Branle

« Le monde est un branle pérenne » affirme Montaigne.

Cette conception rejoint bien notre perception actuelle d’un monde sans repères, sans certitudes, où tout bouge sans cesse au point de nous empêcher de comprendre, de maîtriser ce qui se passe et de nous laisser désarmés.

Montaigne ne semble pourtant pas un indécis se laissant emporter au fil des événements et des lectures.

Certes il écrit : « Mes conceptions et mon jugement ne marchent qu’à tâtons, chancelant, bronchant et choppant ; et quand je suis allé le plus avant que je puis si ne me suis-je aucunement satisfait ;  je vois encore du pays au delà, mais d’une vue trouble et en nuage, que je ne puis démêler. » Il refuse clairement toute certitude absolue, toute idéologie, il reste en recherche et tâtonne sans jamais se fixer définitivement.

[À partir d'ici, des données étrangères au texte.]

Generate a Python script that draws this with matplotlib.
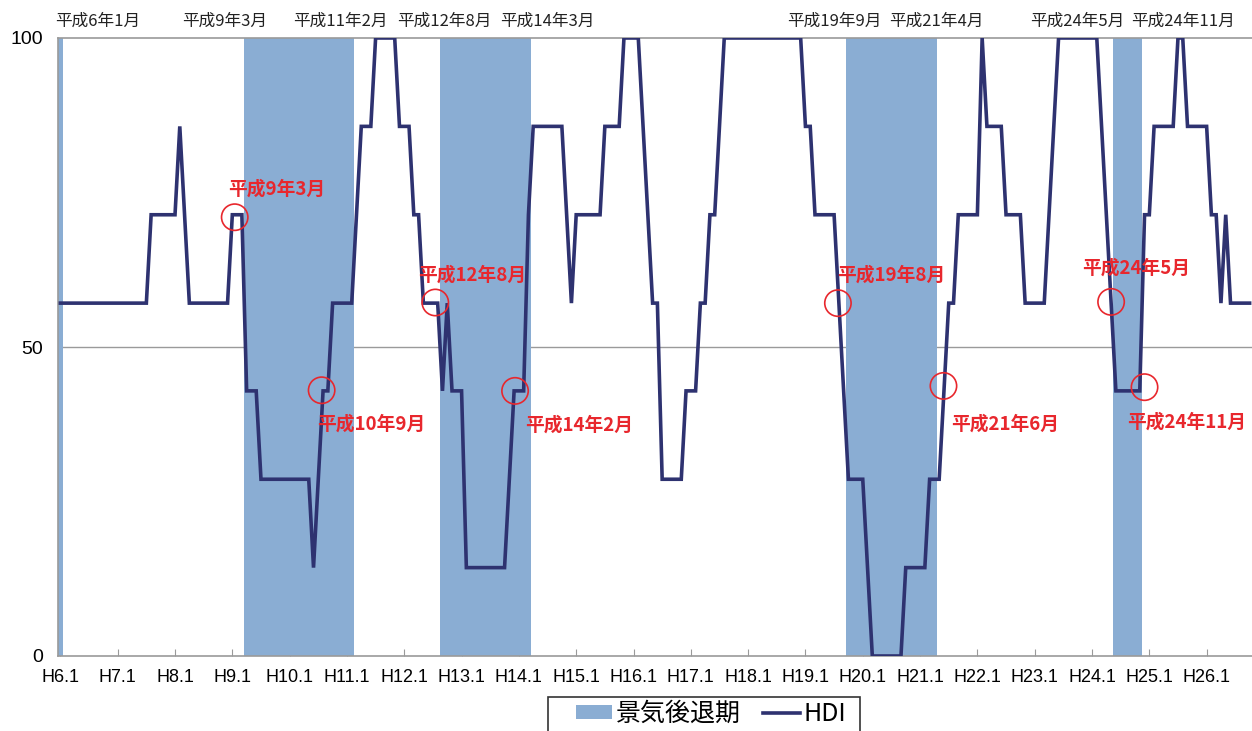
import numpy as np
import matplotlib
matplotlib.use('Agg')
from matplotlib import pyplot as plt
from matplotlib.patches import Patch, Rectangle
from matplotlib.lines import Line2D

plt.rcParams['font.family'] = ['Noto Sans CJK JP', 'DejaVu Sans']

# HDI (%), monthly from H6.1 to H26.10, stored as (value, number of months)
hdi_runs = [
    (57.1, 19), (71.4, 6), (85.7, 1), (71.4, 1), (57.1, 9), (71.4, 3),
    (42.9, 3), (28.6, 11), (14.3, 1), (28.6, 1), (42.9, 2), (57.1, 5),
    (71.4, 1), (85.7, 3), (100.0, 5), (85.7, 3), (71.4, 2), (57.1, 4),
    (42.9, 1), (57.1, 1), (42.9, 3), (14.3, 9), (28.6, 1), (42.9, 3),
    (71.4, 1), (85.7, 7), (71.4, 1), (57.1, 1), (71.4, 6), (85.7, 4),
    (100.0, 4), (85.7, 1), (71.4, 1), (57.1, 2), (28.6, 5), (42.9, 3),
    (57.1, 2), (71.4, 2), (85.7, 1), (100.0, 17), (85.7, 2), (71.4, 5),
    (57.1, 1), (42.9, 1), (28.6, 4), (14.3, 1), (0.0, 7), (14.3, 5),
    (28.6, 3), (42.9, 1), (57.1, 2), (71.4, 5), (100.0, 1), (85.7, 4),
    (71.4, 4), (57.1, 5), (71.4, 1), (85.7, 1), (100.0, 9), (85.7, 1),
    (71.4, 1), (57.1, 1), (42.9, 6), (71.4, 2), (85.7, 5), (100.0, 2),
    (85.7, 5), (71.4, 2), (57.1, 1), (71.4, 1), (57.1, 5),
]

tick_labels = ['H6.1', 'H7.1', 'H8.1', 'H9.1', 'H10.1', 'H11.1', 'H12.1',
               'H13.1', 'H14.1', 'H15.1', 'H16.1', 'H17.1', 'H18.1', 'H19.1',
               'H20.1', 'H21.1', 'H22.1', 'H23.1', 'H24.1', 'H25.1', 'H26.1']

# recession phases (heisei year, month): month after the peak .. trough
recession_spans = [((6, 1), (6, 1)), ((9, 4), (11, 2)), ((12, 9), (14, 3)),
                   ((19, 10), (21, 4)), ((24, 6), (24, 11))]

# peak / trough dates written above the plot
turning_labels = ['平成6年1月', '平成9年3月', '平成11年2月', '平成12年8月',
                  '平成14年3月', '平成19年9月', '平成21年4月', '平成24年5月',
                  '平成24年11月']

# points where the HDI crossed the 50% line around each turn
mark_labels = ['平成9年3月', '平成10年9月', '平成12年8月', '平成14年2月',
               '平成19年8月', '平成21年6月', '平成24年5月', '平成24年11月']
mark_values = [71.0, 43.0, 57.2, 42.9, 57.1, 43.7, 57.3, 43.5]

# placement of the annotations (month index, value)
turning_x = [7.9, 34.3, 58.6, 80.4, 101.9, 162.0, 183.4, 212.9, 235.0]
mark_x = [36.5, 54.7, 78.5, 95.2, 162.8, 184.9, 220.0, 227.0]
mark_text_pos = [(35.2, 75.5), (53.8, 37.6), (75.0, 61.7), (97.3, 37.4),
                 (162.6, 61.7), (186.6, 37.5), (213.9, 62.7), (223.4, 37.8)]

SHADE = '#8AADD3'
NAVY = '#2E3270'
RED = '#E8272D'
W, H = 1252, 731


def month_index(ym):
    return (ym[0] - 6) * 12 + (ym[1] - 1)


hdi = np.concatenate([np.full(n, v) for v, n in hdi_runs])
months = np.arange(len(hdi))

recession = np.zeros(len(hdi))
for start, end in recession_spans:
    recession[month_index(start):month_index(end) + 1] = 100.0

fig = plt.figure(figsize=(W / 100, H / 100), dpi=100)
ax = fig.add_axes([58 / W, 75 / H, 1194 / W, 618 / H])

ax.bar(months, recession, width=1.0, color=SHADE, linewidth=0, zorder=2)
ax.plot(months, hdi, color=NAVY, linewidth=2.6, zorder=4,
        solid_joinstyle='miter')

ax.set_xlim(-0.5, len(hdi) - 0.5)
ax.set_ylim(0, 100)
ax.set_yticks([0, 50, 100])
ax.set_yticklabels(['0', '50', '100'], family='Liberation Sans', fontsize=14)
ax.set_xticks(np.arange(0, 12 * len(tick_labels), 12))
ax.set_xticklabels(tick_labels, family='Liberation Sans', fontsize=13)
ax.tick_params(axis='y', length=0, pad=11)
ax.tick_params(axis='x', direction='in', length=5, color='#9A9A9A', pad=9)

ax.axhline(50, color='#9A9A9A', linewidth=1.0, zorder=1)
for side in ['left', 'bottom', 'top']:
    ax.spines[side].set_color('#9A9A9A')
    ax.spines[side].set_linewidth(1.2)
ax.spines['right'].set_visible(False)

for x, label in zip(turning_x, turning_labels):
    ax.text(x, 1.027, label, transform=ax.get_xaxis_transform(),
            ha='center', va='center', fontsize=12, color='#222222')

ax.scatter(mark_x, mark_values, s=360, facecolors='none', edgecolors=RED,
           linewidths=1.2, zorder=5, clip_on=False)
for (x, y), label in zip(mark_text_pos, mark_labels):
    ax.text(x, y, label, ha='left', va='center', fontsize=13.5,
            fontweight='bold', color=RED, zorder=6)

# legend box runs past the bottom edge of the figure
fig.patches.append(Rectangle((548 / W, -0.02), 312 / W, (H - 697) / H + 0.02,
                             transform=fig.transFigure, facecolor='white',
                             edgecolor='#333333', linewidth=1.2, zorder=0))
handles = [Patch(facecolor=SHADE, edgecolor='none'),
           Line2D([0], [0], color=NAVY, linewidth=2.6)]
leg = fig.legend(handles, ['景気後退期', 'HDI'], ncol=2, loc='center',
                 bbox_to_anchor=(711 / W, 1 - 714 / H), fontsize=18,
                 frameon=False, handlelength=1.45, handleheight=0.45,
                 handletextpad=0.15, columnspacing=0.9, borderpad=0,
                 borderaxespad=0)
leg.set_zorder(5)

fig.savefig('out.png', dpi=100)
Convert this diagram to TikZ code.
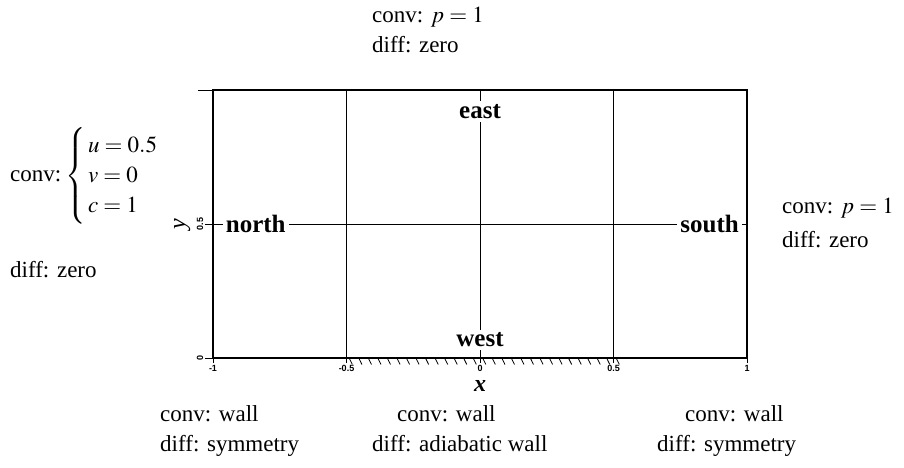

Montaigne toutefois trace sa route, se construit au fil de ses expériences.

Pour illustrer son propos, il prend l’image de l’assiette que doit maintenir le cavalier s’il veut garder son équilibre. Quiconque s’est trouvé sans étriers sur le dos d’un cheval lancé au galop comprendra ce dont il s’agit. Surtout s’il débute, le cavalier s’efforce en permanence de retrouver son assise mise en danger par les mouvements du cheval, sa stabilité est à ce prix. Un jour, il le fera automatiquement comme on reprend son équilibre dans la marche, mais rien n’est jamais figé dans cet exercice où les mouvements du cheval et du cavalier s’harmonisent pour rester en relation.

Cependant, le but n’est pas d’éviter de tomber mais d’aller quelque part et là est la leçon de Montaigne. Le monde branle sans cesse et nous ne sommes pas beaucoup plus stables. On pourrait se fixer sur quelques idées et construire à partir d’elles une vision figée de l’existence mais alors nous perdrions le contact et nous construirions un monde artificiel ne correspondant bientôt plus à la réalité. Autant descendre de cheval ! Sans liens avec la réalité nous nous réfugierions dans un monde virtuel.

Une autre solution serait de renoncer à comprendre, de nous résigner à vivre sans repères dans un environnement fluctuant et dépourvu d’articulations. Le danger est alors de ne plus être un homme responsable, capable d’entreprendre sans se laisser emporter par les événements.

Montaigne nous propose de trouver notre assiette : dans un monde où tout bouge, il construit sa pensée et mène sa route. Mais il ne réfléchit pas seul : ses Essais sont truffés de références à des auteurs anciens ; son érudition est impressionnante. Grâce à ses lectures, il est capable de puiser dans le trésor de la littérature, de la philosophie, de la théologie…, des anecdotes et des remarques profondes qui l’aideront à enrichir ses positions. Cependant il n’est le disciple de personne. Sans jamais se fixer, il évolue selon les événements et le cours de ses réflexions. La lecture des Essais nous montre ses changements au fil des pages et de ses relectures mais il ne papillonne pas, il construit une pensée qui s’élargit sans cesse. Il passe par des contradictions qui l’amènent à changer de point de vue mais il creuse son sillon obstinément, il garde son assiette pour ne pas perdre le contact avec le monde et mener sa vie en honnête homme.

Notre époque a pris une conscience profonde d’un monde qui branle. Nous nous étions un temps constitué un réservoir de certitudes en prenant appui sur la religion, la philosophie, les sciences et toutes les sortes d’idéologies qui donnaient à notre monde une transparence trompeuse. Ces points fixes ayant volé en éclats, nous voilà désorientés dans un monde dont nous avons perdu les règles. Nous pouvons certes reconstituer des certitudes, nous mettre à la remorque de tel ou tel beau parleur qui nous laissera croire que des explications simples existent et que des solutions définitives sont à notre portée. À moins que nous abandonnions toute idée de maîtrise de notre existence en nous laissant ballotter au gré des événements, nous contentant de jouir des aventures qui passent.

Montaigne refuse de se laisser aller et répugne aux simplismes. Sans illusions, il ne renonce pas pour autant à une attitude responsable et raisonnée face à la réalité. Nous qui avons perdu beaucoup des assurances sur lesquelles nous nous reposions pouvons sans doute faire de même en trouvant notre assiette. L’essentiel n’est pas dans les certitudes mais dans le sens que nous décidons de donner à notre vie.